**WHAT THIS TASK INVOLVES**: Retype only what runs from the first line of the listing to the line holding "const rfsTicks = [0, 1, 10];", both included. Do not retype the pictures.

********

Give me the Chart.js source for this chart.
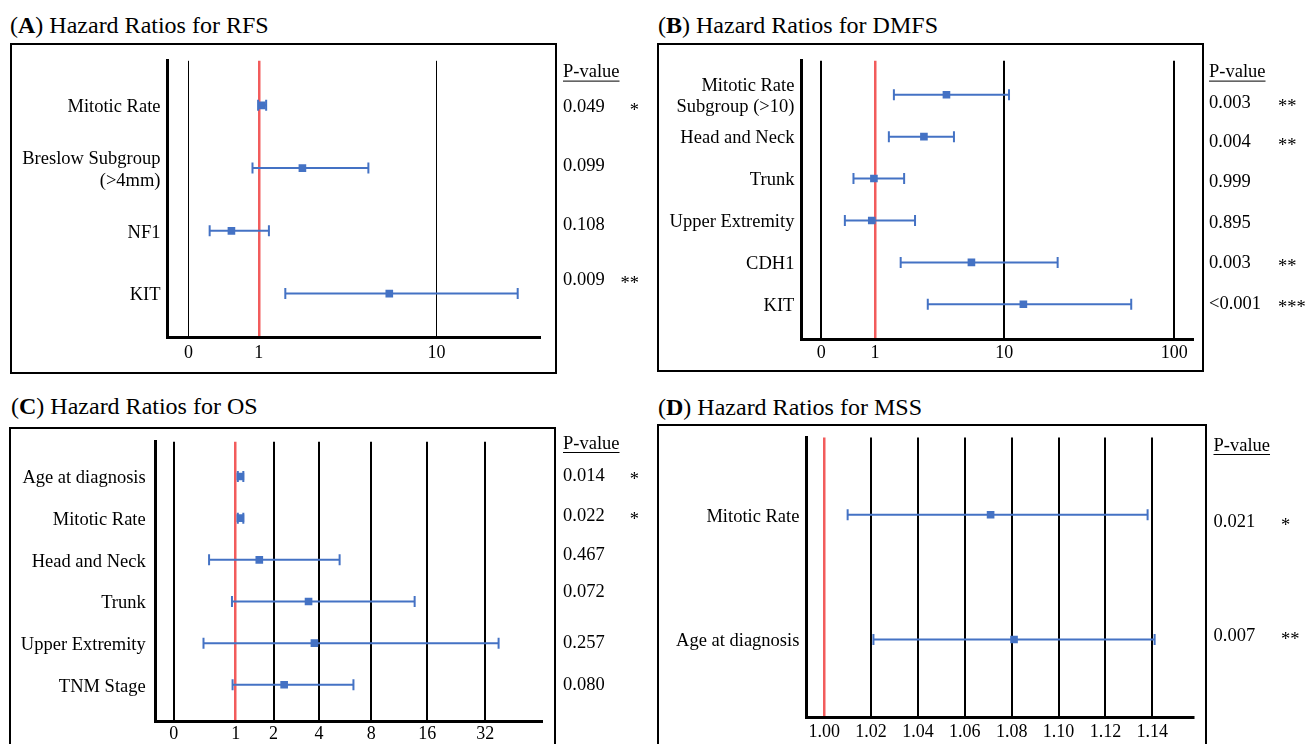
<!DOCTYPE html>
<html><head><meta charset="utf-8"><title>Hazard Ratios</title>
<script src="https://cdn.jsdelivr.net/npm/chart.js@4.4.1/dist/chart.umd.min.js"></script>
<style>
html,body{margin:0;padding:0;background:#fff}
body{position:relative;width:1311px;height:744px;overflow:hidden;font-family:"Liberation Serif","Times New Roman",serif;color:#000}
.title{position:absolute;font-size:24px;line-height:24px;white-space:nowrap}
.box{position:absolute;border:2px solid #000;box-sizing:border-box}
canvas{position:absolute}
</style></head><body>
<div class="title" style="left:10px;top:13px">(<b>A</b>) Hazard Ratios for RFS</div>
<div class="title" style="left:658px;top:13px">(<b>B</b>) Hazard Ratios for DMFS</div>
<div class="title" style="left:11px;top:394px">(<b>C</b>) Hazard Ratios for OS</div>
<div class="title" style="left:658px;top:395px">(<b>D</b>) Hazard Ratios for MSS</div>
<div class="box" style="left:10px;top:43px;width:547px;height:331px"></div>
<div class="box" style="left:657px;top:43px;width:547px;height:329px"></div>
<div class="box" style="left:9px;top:427px;width:547px;height:400px"></div>
<div class="box" style="left:657px;top:424px;width:550px;height:400px"></div>
<canvas id="cA" width="655" height="380" style="left:0;top:0"></canvas>
<canvas id="cB" width="656" height="380" style="left:655px;top:0"></canvas>
<canvas id="cC" width="655" height="359" style="left:0;top:385px"></canvas>
<canvas id="cD" width="656" height="359" style="left:655px;top:385px"></canvas>
<script>
// ---------------- DATA ----------------
// (A) RFS
const rfsCategories = ['Mitotic Rate', ['Breslow Subgroup', '(>4mm)'], 'NF1', 'KIT'];
const rfsHR   = [1.04, 1.76, 0.61, 5.43];
const rfsLow  = [0.99, 0.91, 0.30, 1.41];
const rfsHigh = [1.10, 4.14, 1.14, 28.7];
const rfsP     = ['0.049', '0.099', '0.108', '0.009'];
const rfsStars = ['*', '', '', '**'];
const rfsTicks = [0, 1, 10];

// (B) DMFS
const dmfsCategories = [['Mitotic Rate', 'Subgroup (>10)'], 'Head and Neck', 'Trunk', 'Upper Extremity', 'CDH1', 'KIT'];
const dmfsHR   = [3.57, 2.39, 0.98, 0.94, 5.57, 12.95];
const dmfsLow  = [1.40, 1.28, 0.60, 0.44, 1.58, 2.56];
const dmfsHigh = [10.66, 4.08, 1.68, 2.04, 20.6, 55.8];
const dmfsP     = ['0.003', '0.004', '0.999', '0.895', '0.003', '<0.001'];
const dmfsStars = ['**', '**', '', '', '**', '***'];
const dmfsTicks = [0, 1, 10, 100];

// (C) OS
const osCategories = ['Age at diagnosis', 'Mitotic Rate', 'Head and Neck', 'Trunk', 'Upper Extremity', 'TNM Stage'];
const osHR   = [1.09, 1.09, 1.54, 3.41, 3.73, 2.35];
const osLow  = [1.04, 1.04, 0.57, 0.94, 0.48, 0.95];
const osHigh = [1.15, 1.15, 5.26, 13.7, 37.5, 6.32];
const osP     = ['0.014', '0.022', '0.467', '0.072', '0.257', '0.080'];
const osStars = ['*', '*', '', '', '', ''];
const osTicks = [0, 1, 2, 4, 8, 16, 32];

// (D) MSS
const mssCategories = ['Mitotic Rate', 'Age at diagnosis'];
const mssHR   = [1.071, 1.081];
const mssLow  = [1.010, 1.021];
const mssHigh = [1.138, 1.141];
const mssP     = ['0.021', '0.007'];
const mssStars = ['*', '**'];
const mssTicks = [1.00, 1.02, 1.04, 1.06, 1.08, 1.10, 1.12, 1.14];

// ---------------- STYLE / LAYOUT ----------------
const BLUE = '#4472C4', RED = '#F25C5C';
const FONT = '"Liberation Serif", "Times New Roman", serif';
const TEXT_SIZE = 18.5, TICK_SIZE = 18;

// The source axes are drawn with uneven spacing between tick values;
// each tick gets a fractional position along the axis, values in between are
// placed on a log scale (linear between 0 and the first positive tick).
function piecewiseAxis(ticks, frac) {
  return v => {
    let i = 0;
    while (i < ticks.length - 2 && v > ticks[i + 1]) i++;
    const a = ticks[i], b = ticks[i + 1];
    const t = a <= 0 ? (v - a) / (b - a) : Math.log(v / a) / Math.log(b / a);
    return frac[i] + t * (frac[i + 1] - frac[i]);
  };
}

const panels = [
  { id: 'cA', categories: rfsCategories, hr: rfsHR, low: rfsLow, high: rfsHigh, p: rfsP, stars: rfsStars,
    ticks: rfsTicks, labels: rfsTicks.map(String), frac: [0.0565, 0.2446, 0.7203],
    canvas: {left: 0, top: 0, width: 655, height: 380}, plot: {l: 167.5, t: 60.8, r: 540.8, b: 337.5},
    yRange: [-0.71, 3.70], gridWidth: 1, labelPad: 7, tickPad: 5,
    pX: 563, starX: 639, starAlign: 'right', pHeaderY: 72.6, pNudge: [2, -2, -6, -13] },
  { id: 'cB', categories: dmfsCategories, hr: dmfsHR, low: dmfsLow, high: dmfsHigh, p: dmfsP, stars: dmfsStars,
    ticks: dmfsTicks, labels: dmfsTicks.map(String), frac: [0.0505, 0.1878, 0.5177, 0.9515],
    canvas: {left: 655, top: 0, width: 656, height: 380}, plot: {l: 801.4, t: 60.8, r: 1193.3, b: 339.3},
    yRange: [-0.809, 5.835], gridWidth: 2, labelPad: 7, tickPad: 3,
    pX: 1209, starX: 1278, starAlign: 'left', pHeaderY: 72.6, pNudge: [8, 6, 4, 3, 1, 0] },
  { id: 'cC', categories: osCategories, hr: osHR, low: osLow, high: osHigh, p: osP, stars: osStars,
    ticks: osTicks, labels: osTicks.map(String), frac: [0.0468, 0.2070, 0.3051, 0.4226, 0.5577, 0.7026, 0.8530],
    canvas: {left: 0, top: 385, width: 655, height: 359}, plot: {l: 155.7, t: 441.7, r: 542.1, b: 721},
    yRange: [-0.836, 5.869], gridWidth: 2, labelPad: 10, tickPad: 2,
    pX: 563, starX: 639, starAlign: 'right', pHeaderY: 444, pNudge: [0, -2, -5, -9, 0, 0] },
  { id: 'cD', categories: mssCategories, hr: mssHR, low: mssLow, high: mssHigh, p: mssP, stars: mssStars,
    ticks: mssTicks, labels: mssTicks.map(v => v.toFixed(2)), linear: {min: 0.9924, max: 1.1575},
    canvas: {left: 655, top: 385, width: 656, height: 359}, plot: {l: 806.4, t: 437.6, r: 1193.3, b: 717.6},
    yRange: [-0.619, 1.626], gridWidth: 2, labelPad: 7, tickPad: 4,
    pX: 1213.5, starX: 1281, starAlign: 'left', pHeaderY: 446, pNudge: [7, -3] }
];

function pvaluePlugin(P) {
  return {
    id: 'pvalues',
    afterDraw(chart) {
      const ctx = chart.ctx, ys = chart.scales.y;
      ctx.save();
      ctx.fillStyle = '#000';
      ctx.font = TEXT_SIZE + 'px ' + FONT;
      ctx.textBaseline = 'middle';
      ctx.textAlign = 'left';
      const hx = P.pX - P.canvas.left, hy = P.pHeaderY - P.canvas.top;
      ctx.fillText('P-value', hx, hy);
      const w = ctx.measureText('P-value').width;
      ctx.fillRect(hx, hy + 8, w, 1);
      P.p.forEach((t, i) => {
        const yy = ys.getPixelForValue(i) + P.pNudge[i];
        ctx.textAlign = 'left';
        ctx.fillText(t, hx, yy);
        if (P.stars[i]) {
          ctx.textAlign = P.starAlign;
          ctx.fillText(P.stars[i], P.starX - P.canvas.left, yy + 4);
        }
      });
      ctx.restore();
    }
  };
}

panels.forEach(P => {
  const toX = P.linear ? (v => v) : piecewiseAxis(P.ticks, P.frac);
  const tickVals = P.linear ? P.ticks : P.frac;
  const refIndex = P.ticks.indexOf(1);
  const datasets = [];
  P.categories.forEach((c, i) => {
    datasets.push({
      data: [{x: toX(P.low[i]), y: i}, {x: toX(P.high[i]), y: i}],
      showLine: true, borderColor: BLUE, borderWidth: 2, borderCapStyle: 'butt',
      pointStyle: 'line', pointRotation: 90, pointRadius: 5.5, pointHoverRadius: 5.5,
      pointBorderWidth: 2, pointBorderColor: BLUE, pointBackgroundColor: BLUE
    });
  });
  datasets.push({
    data: P.hr.map((v, i) => ({x: toX(v), y: i})),
    showLine: false, pointStyle: 'rect', pointRadius: 5.4, pointHoverRadius: 5.4,
    pointBackgroundColor: BLUE, pointBorderWidth: 0, pointBorderColor: BLUE
  });
  const C = P.canvas, L = P.plot;
  new Chart(document.getElementById(P.id), {
    type: 'scatter',
    data: {datasets},
    plugins: [pvaluePlugin(P)],
    options: {
      responsive: false, animation: false, devicePixelRatio: 1, events: [],
      layout: {padding: {left: 0, top: L.t - C.top, right: C.left + C.width - L.r, bottom: 0}},
      plugins: {legend: {display: false}, tooltip: {enabled: false}},
      scales: {
        x: {
          type: 'linear', bounds: 'data',
          min: P.linear ? P.linear.min : 0, max: P.linear ? P.linear.max : 1,
          afterBuildTicks: s => { s.ticks = tickVals.map(v => ({value: v})); },
          afterFit: s => { s.height = C.top + C.height - L.b; },
          ticks: {autoSkip: false, maxRotation: 0, minRotation: 0, padding: P.tickPad, color: '#000',
                  font: {family: FONT, size: TICK_SIZE}, callback: (v, i) => P.labels[i]},
          grid: {drawTicks: false,
                 color: ctx => ctx.index === refIndex ? RED : '#000',
                 lineWidth: ctx => ctx.index === refIndex ? 2.5 : P.gridWidth},
          border: {display: true, color: '#000', width: 3}
        },
        y: {
          type: 'linear', bounds: 'data', reverse: true, min: P.yRange[0], max: P.yRange[1],
          afterBuildTicks: s => { s.ticks = P.categories.map((c, i) => ({value: i})); },
          afterFit: s => { s.width = L.l - C.left; },
          ticks: {autoSkip: false, padding: P.labelPad, color: '#000', labelOffset: 2,
                  font: {family: FONT, size: TEXT_SIZE, lineHeight: 1.18}, callback: v => P.categories[v]},
          grid: {display: false, drawTicks: false},
          border: {display: true, color: '#000', width: 3}
        }
      }
    }
  });
});
</script>
</body></html>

********

**COMPLETED EXERCISE**:
Give me the Chart.js source for this chart.
<!DOCTYPE html>
<html><head><meta charset="utf-8"><title>Hazard Ratios</title>
<script src="https://cdn.jsdelivr.net/npm/chart.js@4.4.1/dist/chart.umd.min.js"></script>
<style>
html,body{margin:0;padding:0;background:#fff}
body{position:relative;width:1311px;height:744px;overflow:hidden;font-family:"Liberation Serif","Times New Roman",serif;color:#000}
.title{position:absolute;font-size:24px;line-height:24px;white-space:nowrap}
.box{position:absolute;border:2px solid #000;box-sizing:border-box}
canvas{position:absolute}
</style></head><body>
<div class="title" style="left:10px;top:13px">(<b>A</b>) Hazard Ratios for RFS</div>
<div class="title" style="left:658px;top:13px">(<b>B</b>) Hazard Ratios for DMFS</div>
<div class="title" style="left:11px;top:394px">(<b>C</b>) Hazard Ratios for OS</div>
<div class="title" style="left:658px;top:395px">(<b>D</b>) Hazard Ratios for MSS</div>
<div class="box" style="left:10px;top:43px;width:547px;height:331px"></div>
<div class="box" style="left:657px;top:43px;width:547px;height:329px"></div>
<div class="box" style="left:9px;top:427px;width:547px;height:400px"></div>
<div class="box" style="left:657px;top:424px;width:550px;height:400px"></div>
<canvas id="cA" width="655" height="380" style="left:0;top:0"></canvas>
<canvas id="cB" width="656" height="380" style="left:655px;top:0"></canvas>
<canvas id="cC" width="655" height="359" style="left:0;top:385px"></canvas>
<canvas id="cD" width="656" height="359" style="left:655px;top:385px"></canvas>
<script>
// ---------------- DATA ----------------
// (A) RFS
const rfsCategories = ['Mitotic Rate', ['Breslow Subgroup', '(>4mm)'], 'NF1', 'KIT'];
const rfsHR   = [1.04, 1.76, 0.61, 5.43];
const rfsLow  = [0.99, 0.91, 0.30, 1.41];
const rfsHigh = [1.10, 4.14, 1.14, 28.7];
const rfsP     = ['0.049', '0.099', '0.108', '0.009'];
const rfsStars = ['*', '', '', '**'];
const rfsTicks = [0, 1, 10];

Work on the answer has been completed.